The swift response to last week's Nashville school shooting in which three adults and three 9-year-old children were killed highlighted how law enforcement tactics and training have evolved to confront the reality of repeated mass shootings at schools. It illustrated a renewed focus on confronting the assailant as soon as possible, a longstanding priority underscored by the botched response to the elementary school shooting in Uvalde, Tex., last May, the New York Times reports. “We always hoped it would never happen in Nashville, but we trained on the possibility it could always happen,” said Nashville Police Chief John Drake. “We know we have to keep moving toward the threat, and we knew that we had to go in and we could not wait.” The actions of law enforcement in Nashville, captured in an edited six-minute compilation of body camera footage, stood in stark contrast with the police response in Uvalde, a rampage that ended more than an hour after it began as officers delayed a confrontation with a barricaded gunman who killed 19 children and two teachers.

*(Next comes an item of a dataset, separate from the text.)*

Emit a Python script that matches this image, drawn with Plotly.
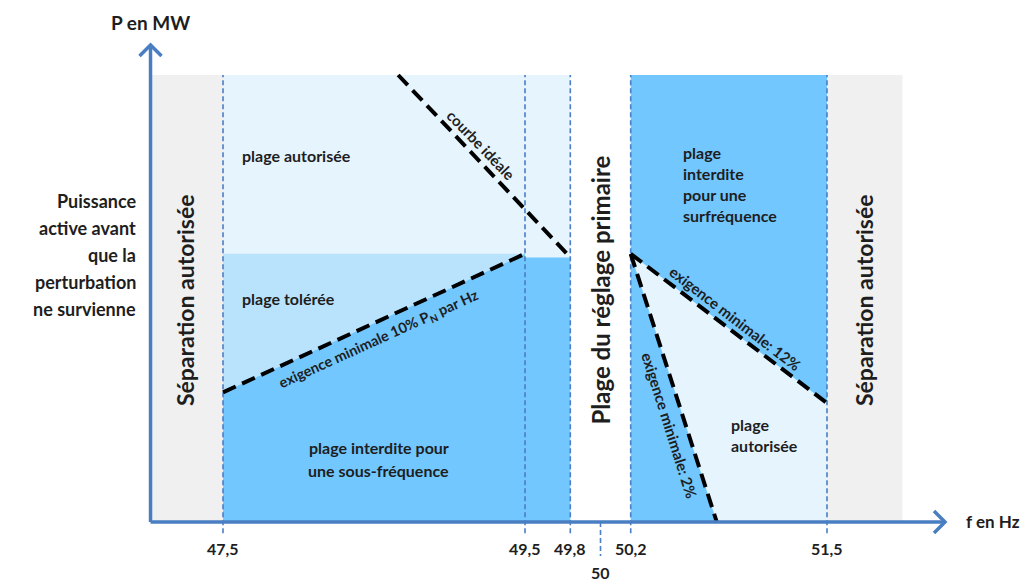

The shooting in Uvalde, one of the deadliest at a primary or secondary school, had weighed on senior law enforcement officials in Nashville and other departments before the attack at the Covenant School as a reminder of what could go wrong. “One recurring theme that has been laid almost in stone is that we have to go in — it’s our job, it’s our duty to go in and make sure that we’re doing our part to address the threat,” said Sgt. Justin Coker of the Nashville Police. Chuck Wexler of the Police Executive Research Forum said that while it was the 1999 rampage at Columbine High School in Colorado that first transformed how police trained to confront a shooter immediately, the response in Uvalde now “is on the mind of every police officer.” “The message of Uvalde is that you go as fast as you can, as quickly as you can, and that’s what I saw” in Nashville, Wexler said. Chris Rozman was interim deputy chief of the Michigan State University Police Department when a gunman killed three people on campus in February before dying of a self-inflicted gunshot wound, after hundreds of officers fanned out across the sprawling campus. He said the Uvalde shooting had “just reinforced it, that our officers are trained to respond as fast as possible.”